Listing =>
━━━━

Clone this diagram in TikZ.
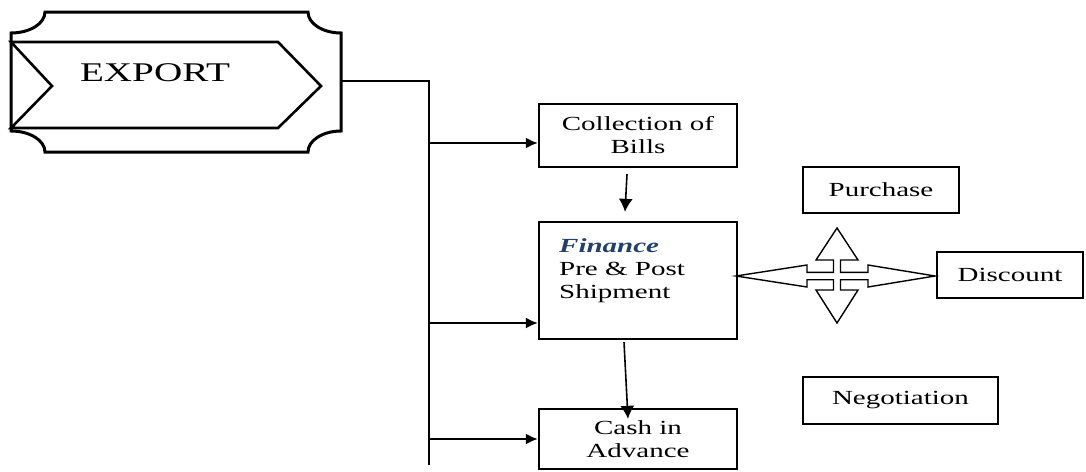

━━━━

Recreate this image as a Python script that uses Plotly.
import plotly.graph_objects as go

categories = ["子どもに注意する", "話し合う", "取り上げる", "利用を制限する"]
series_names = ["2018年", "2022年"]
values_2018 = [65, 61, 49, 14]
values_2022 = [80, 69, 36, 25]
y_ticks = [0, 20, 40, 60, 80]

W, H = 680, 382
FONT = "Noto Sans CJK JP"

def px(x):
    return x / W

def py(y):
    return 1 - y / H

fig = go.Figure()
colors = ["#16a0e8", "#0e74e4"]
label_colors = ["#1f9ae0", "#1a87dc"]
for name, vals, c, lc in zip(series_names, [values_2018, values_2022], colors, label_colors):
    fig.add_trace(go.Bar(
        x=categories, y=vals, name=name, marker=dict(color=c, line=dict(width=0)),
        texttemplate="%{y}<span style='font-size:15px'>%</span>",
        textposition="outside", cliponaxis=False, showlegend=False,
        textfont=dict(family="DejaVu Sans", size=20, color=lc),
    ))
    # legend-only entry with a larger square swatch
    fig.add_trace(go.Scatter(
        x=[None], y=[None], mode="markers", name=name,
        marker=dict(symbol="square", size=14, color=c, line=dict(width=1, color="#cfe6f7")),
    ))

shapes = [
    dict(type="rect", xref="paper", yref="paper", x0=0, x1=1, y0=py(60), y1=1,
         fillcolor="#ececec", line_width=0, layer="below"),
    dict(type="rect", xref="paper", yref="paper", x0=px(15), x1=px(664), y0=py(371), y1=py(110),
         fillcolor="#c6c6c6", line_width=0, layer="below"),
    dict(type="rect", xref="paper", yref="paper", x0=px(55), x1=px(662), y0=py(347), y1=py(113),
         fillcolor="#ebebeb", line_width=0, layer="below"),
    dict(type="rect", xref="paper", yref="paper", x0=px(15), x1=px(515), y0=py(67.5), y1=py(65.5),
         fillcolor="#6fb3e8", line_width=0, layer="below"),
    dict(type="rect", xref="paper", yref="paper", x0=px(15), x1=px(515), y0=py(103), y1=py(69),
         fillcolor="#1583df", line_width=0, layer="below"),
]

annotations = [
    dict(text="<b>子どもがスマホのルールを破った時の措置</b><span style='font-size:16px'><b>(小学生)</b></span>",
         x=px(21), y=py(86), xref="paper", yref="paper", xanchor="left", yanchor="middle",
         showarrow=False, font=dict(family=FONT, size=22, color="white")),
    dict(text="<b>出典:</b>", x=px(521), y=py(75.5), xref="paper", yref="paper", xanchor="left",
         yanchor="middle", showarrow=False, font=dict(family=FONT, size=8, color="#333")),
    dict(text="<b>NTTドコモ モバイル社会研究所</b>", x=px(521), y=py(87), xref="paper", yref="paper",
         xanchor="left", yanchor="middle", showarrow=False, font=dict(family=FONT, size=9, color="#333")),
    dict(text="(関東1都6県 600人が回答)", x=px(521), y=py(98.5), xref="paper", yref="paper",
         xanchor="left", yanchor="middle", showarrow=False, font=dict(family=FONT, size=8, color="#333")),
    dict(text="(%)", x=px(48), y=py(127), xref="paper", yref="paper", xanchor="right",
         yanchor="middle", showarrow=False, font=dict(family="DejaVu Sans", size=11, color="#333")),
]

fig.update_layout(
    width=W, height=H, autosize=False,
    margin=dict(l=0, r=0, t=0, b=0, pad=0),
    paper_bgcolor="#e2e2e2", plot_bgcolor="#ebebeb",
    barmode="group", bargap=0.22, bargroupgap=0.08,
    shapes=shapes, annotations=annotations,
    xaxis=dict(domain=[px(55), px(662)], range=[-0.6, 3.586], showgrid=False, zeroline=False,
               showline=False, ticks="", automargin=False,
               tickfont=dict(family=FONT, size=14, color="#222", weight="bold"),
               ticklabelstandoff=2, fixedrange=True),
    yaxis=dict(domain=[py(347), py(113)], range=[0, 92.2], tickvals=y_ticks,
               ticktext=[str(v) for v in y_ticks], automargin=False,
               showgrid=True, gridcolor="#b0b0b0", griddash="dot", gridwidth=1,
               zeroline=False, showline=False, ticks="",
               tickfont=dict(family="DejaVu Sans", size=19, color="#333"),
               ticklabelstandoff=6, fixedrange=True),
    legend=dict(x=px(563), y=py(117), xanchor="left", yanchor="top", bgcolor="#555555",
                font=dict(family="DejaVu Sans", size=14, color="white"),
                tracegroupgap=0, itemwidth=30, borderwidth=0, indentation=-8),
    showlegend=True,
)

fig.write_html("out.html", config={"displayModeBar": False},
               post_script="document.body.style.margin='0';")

━━━━

Exercise instructions =>
Check each line of the records for the word "this", and show the lines that contain it.

Reply to the task =>
Clone this diagram in TikZ.
Recreate this image as a Python script that uses Plotly.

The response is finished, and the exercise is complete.